The UAE and Saudi Arabia beg to differ. The arrests were a joint effort by Emirati and Saudi authorities, and led to an outcry by numerous pro-government commentators in Gulf Cooperation Council states that not enough work is being done to counter Muslim Brotherhood ambitions in the region. The latest arrests were only the most recent, and are taken by many as confirmation of suspicions raised by previous raids.
Earlier last year, Emirati officials arrested 60 members of the Al Islah movement on various charges of subversion. Al Islah denies it is the UAE branch of the Muslim Brotherhood, but former group members, including the vice chancellor of United Arab Emirates University, Ali Rashid Al Noaimi, dismiss the denials as flatly untrue. According to Noaimi, Al Islah “get their orders from outside,” and “they are not loyal to their country.” For years, the UAE government has been trying to distance Al Islah from the educational system in which they once thrived. Now, in the context of the Arab uprisings, it seems they are regarded less as an irritant than as an outright threat.
The Al-Khaleej newspaper summed up the Gulf governments’ perspectives, writing that the arrested Islamists admitted to trying to establish armed groups aimed at the overthrow of existing regimes and that the Brotherhood “gave a number of courses and lectures to members of the secret organization on elections and ways to change systems of government in Arab countries.”
The UAE Foreign Minister Sheikh Abdullah bin Zayed al-Nahayan has not minced his words, stating bluntly that “The Muslim Brotherhood does not believe in the nation state. It does not believe in the sovereignty of the state.”
Probably the most outspoken Gulf official critical of the Brotherhood is Dubai Police Chief Lieutenant General Dahi Khalfan. Beginning last March, Khalfan traded accusations with Mahmoud Ghozlan, a spokesperson for Egypt’s Muslim Brotherhood. Khalfan had threatened to arrest Youssef El-Qaradawi—probably the most prominent regional Brotherhood spiritual leader and star of Qatar’s Al Jazeera Arabic station—after Qaradawi denounced the deportation of Syrian activists from the UAE. The Egyptian Brotherhood countered by accusing the UAE of financing subversion within Egypt.
The intermittent exchange of accusations hasn’t stopped since, and the arrests have only intensified the tensions.
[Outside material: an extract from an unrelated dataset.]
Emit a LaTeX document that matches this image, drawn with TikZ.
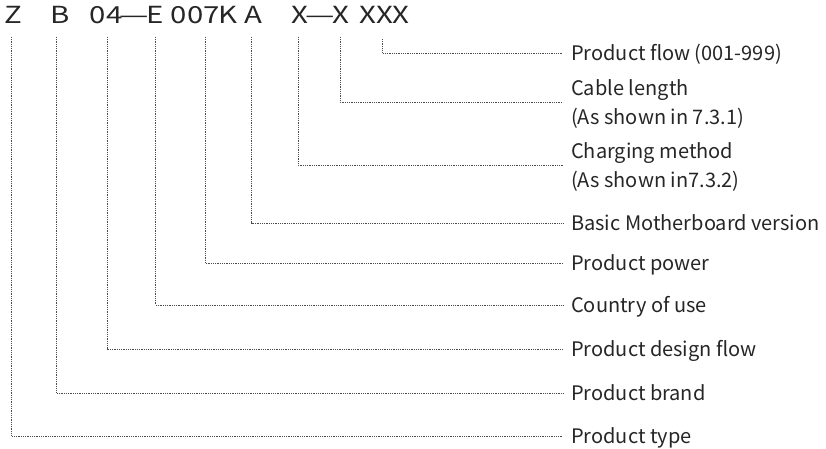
\documentclass[tikz,border=0pt]{standalone}
\usepackage{fontspec}
\setmainfont{Noto Sans CJK SC}
\newfontfamily\codefont[FakeStretch=1.25]{Noto Sans CJK SC}
\newfontfamily\dashfont[FakeStretch=1.4]{Noto Sans CJK SC}
\begin{document}
\begin{tikzpicture}[x=1pt,y=-1pt,
  conn/.style={line width=0.9pt, draw=black!70, dash pattern=on 0.9pt off 0.9pt},
  code/.style={anchor=base west, inner sep=0pt, font=\codefont\fontsize{23.5}{23.5}\selectfont, text=black!85},
  dashc/.style={anchor=base west, inner sep=0pt, font=\dashfont\fontsize{23.5}{23.5}\selectfont, text=black!85},
  lab/.style={anchor=west, inner xsep=8pt, inner ysep=0pt, text height=15pt, text depth=0pt,
    font=\fontsize{20}{29}\selectfont, text=black!85},
  labtwo/.style={anchor=west, inner xsep=8pt, inner ysep=0pt, text depth=0pt,
    font=\fontsize{20}{29}\selectfont, text=black!85, align=left}]
\useasboundingbox (0,0) rectangle (826,449);
% code string
\node[code] (cZ) at (4,24) {Z};
\node[code] (cB) at (50.5,24) {B};
\node[code] (c04) at (89.5,24) {04};
\node[dashc] (cd1) at (119,23.5) {—};
\node[code] (cE) at (146.5,24) {E};
\node[code] (c007) at (170.5,24) {007};
\node[code] (cK) at (218.5,24) {K};
\node[code] (cA) at (244,24) {A};
\node[code] (cX1) at (291,24) {X};
\node[dashc] (cd2) at (305.5,23.5) {—};
\node[code] (cX2) at (332,24) {X};
\node[code] (cXXX) at (359,24) {XXX};
% line tops
\coordinate (tZ) at (11.7,37);
\coordinate (tB) at (56.7,37);
\coordinate (t04) at (107,37);
\coordinate (tE) at (155.7,37);
\coordinate (t007) at (205,37);
\coordinate (tA) at (251.7,37);
\coordinate (tX1) at (298,37);
\coordinate (tX2) at (340,37);
\coordinate (tXXX) at (382.7,39);
% labels
\node[lab] (lflow) at (563,53) {Product flow (001-999)};
\node[labtwo] (lcable) at (563,102) {Cable length\\(As shown in 7.3.1)};
\node[labtwo] (lcharge) at (563,165) {Charging method\\(As shown in7.3.2)};
\node[lab] (lbasic) at (563,223) {Basic Motherboard version};
\node[lab] (lpower) at (563,263) {Product power};
\node[lab] (lcountry) at (563,305) {Country of use};
\node[lab] (ldesign) at (563,349) {Product design flow};
\node[lab] (lbrand) at (563,393) {Product brand};
\node[lab] (ltype) at (563,436) {Product type};
% connectors
\draw[conn] (tXXX) |- (lflow.west);
\draw[conn] (tX2) |- (lcable.west);
\draw[conn] (tX1) |- (lcharge.west);
\draw[conn] (tA) |- (lbasic.west);
\draw[conn] (t007) |- (lpower.west);
\draw[conn] (tE) |- (lcountry.west);
\draw[conn] (t04) |- (ldesign.west);
\draw[conn] (tB) |- (lbrand.west);
\draw[conn] (tZ) |- (ltype.west);
\end{tikzpicture}
\end{document}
If it’s the case, as seems probable, that the regional Brotherhood movement has its sights set on the UAE, this cannot surprise anyone. Lapsed senior Muslim Brotherhood member Tharwat Kherbawi’s explanation to several Arab papers that the Brotherhood, regionally, finds the present UAE government to be an impediment, and the country itself to be “a treasure” and a crucial strategic and economic prize, rings true.
Muslim Brotherhood parties operate differently, and often independently, in various countries in which they are active. But it should never be forgotten that they represent not only an ideologically unified and, to some extent, coordinated movement in the region. They are the only major, coordinated, popular and region-wide mass movement in the Arab world presently, and have a special relationship with Hamas in Gaza. It makes perfect sense that the Brotherhood would try to either gain direct control of the UAE as a springboard to further expansions, or, failing that, they would at least aim to ensure the UAE ceases to act as an impediment to the Brotherhood’s regional agenda.
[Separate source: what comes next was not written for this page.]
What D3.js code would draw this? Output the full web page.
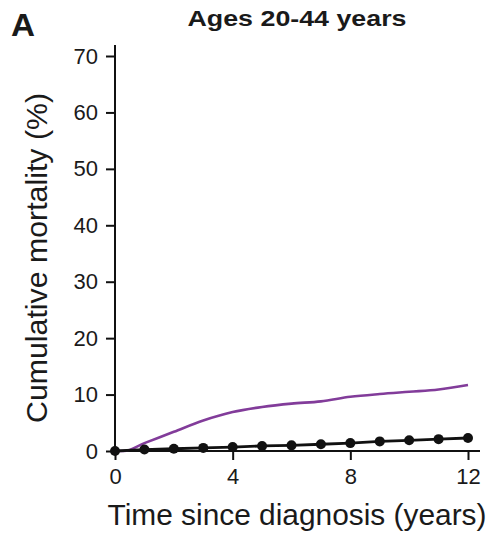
<!DOCTYPE html>
<html>
<head>
<meta charset="utf-8">
<script src="https://cdn.jsdelivr.net/npm/d3@7"></script>
<style>
  html, body { margin: 0; padding: 0; background: #fff; }
  svg { display: block; }
  text { font-family: "Liberation Sans", Arial, Helvetica, sans-serif; fill: #1a1a1a; }
</style>
</head>
<body>
<svg id="chart" width="497" height="538"></svg>
<script>
// ---- data ----
const panelLabel = "A";
const title = "Ages 20-44 years";
const xLabel = "Time since diagnosis (years)";
const yLabel = "Cumulative mortality (%)";
const xTicks = [0, 4, 8, 12];
const yTicks = [0, 10, 20, 30, 40, 50, 60, 70];

// purple curve (smooth)
const purpleTime  = [0, 0.3, 1, 2, 3, 4, 5, 6, 7, 8, 9, 10, 11, 12];
const purpleValue = [0, 0, 1.4, 3.4, 5.4, 6.9, 7.8, 8.4, 8.8, 9.6, 10.1, 10.5, 10.9, 11.7];

// black line with markers
const blackTime  = [0, 1, 2, 3, 4, 5, 6, 7, 8, 9, 10, 11, 12];
const blackValue = [0, 0.25, 0.4, 0.55, 0.7, 0.9, 1.0, 1.2, 1.4, 1.7, 1.9, 2.1, 2.3];

// ---- layout ----
const svg = d3.select("#chart");
const x = d3.scaleLinear().domain([0, 12]).range([115, 468]);
const y = d3.scaleLinear().domain([0, 70]).range([451, 56]);

// axes
const yAxis = d3.axisLeft(y).tickValues(yTicks).tickSize(9).tickPadding(8);
const gy = svg.append("g").attr("transform", `translate(${x(0)},0)`).call(yAxis);
gy.select(".domain").remove();
gy.selectAll(".tick line").attr("stroke", "#111").attr("stroke-width", 2);
gy.selectAll(".tick text").style("font-size", "22px").attr("fill", "#222");

const xAxis = d3.axisBottom(x).tickValues(xTicks).tickSize(9).tickPadding(8);
const gx = svg.append("g").attr("transform", `translate(0,${y(0)})`).call(xAxis);
gx.select(".domain").remove();
gx.selectAll(".tick line").attr("stroke", "#111").attr("stroke-width", 2);
gx.selectAll(".tick text").style("font-size", "22px").attr("fill", "#222");

// axis lines (extend beyond last ticks)
svg.append("line")
  .attr("x1", x(0)).attr("x2", x(0))
  .attr("y1", y(0)).attr("y2", y(70) - 11)
  .attr("stroke", "#111").attr("stroke-width", 2);
svg.append("line")
  .attr("x1", x(0)).attr("x2", x(12) + 12)
  .attr("y1", y(0)).attr("y2", y(0))
  .attr("stroke", "#111").attr("stroke-width", 2);

// purple curve
const purpleData = purpleTime.map((t, i) => [t, purpleValue[i]]);
svg.append("path")
  .datum(purpleData)
  .attr("fill", "none")
  .attr("stroke", "#823c9a")
  .attr("stroke-width", 2.6)
  .attr("d", d3.line().x(d => x(d[0])).y(d => y(d[1])).curve(d3.curveMonotoneX));

// black line with markers
const blackData = blackTime.map((t, i) => [t, blackValue[i]]);
svg.append("path")
  .datum(blackData)
  .attr("fill", "none")
  .attr("stroke", "#111")
  .attr("stroke-width", 2.8)
  .attr("d", d3.line().x(d => x(d[0])).y(d => y(d[1])));
svg.append("g").selectAll("circle")
  .data(blackData)
  .join("circle")
  .attr("cx", d => x(d[0]))
  .attr("cy", d => y(d[1]))
  .attr("r", 5)
  .attr("fill", "#111");

// texts
svg.append("text")
  .attr("x", 11).attr("y", 36)
  .style("font-size", "31px").style("font-weight", "bold")
  .attr("fill", "#111")
  .attr("textLength", 24).attr("lengthAdjust", "spacingAndGlyphs")
  .text(panelLabel);

svg.append("text")
  .attr("x", 297).attr("y", 26)
  .attr("text-anchor", "middle")
  .style("font-size", "22px").style("font-weight", "bold")
  .attr("textLength", 219).attr("lengthAdjust", "spacingAndGlyphs")
  .text(title);

svg.append("text")
  .attr("x", 297).attr("y", 525)
  .attr("text-anchor", "middle")
  .style("font-size", "29px")
  .attr("textLength", 379).attr("lengthAdjust", "spacingAndGlyphs")
  .attr("fill", "#222")
  .text(xLabel);

svg.append("text")
  .attr("transform", "translate(47,258) rotate(-90)")
  .attr("text-anchor", "middle")
  .style("font-size", "29px")
  .attr("textLength", 330).attr("lengthAdjust", "spacingAndGlyphs")
  .attr("fill", "#222")
  .text(yLabel);
</script>
</body>
</html>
Conspiratorial? Certainly. But outlandish? By no means. It’s possible that Brotherhood efforts to destabilize the UAE have been somewhat exaggerated. But they are almost certainly based on fact.
The scenario is too plausible and predictable to be considered non-credible. These tensions are more likely to intensify into the future rather than dissipate. What is ultimately at stake is the political direction and future of the Arab world, including the outcomes in such crucial battlegrounds as Syria and Palestine.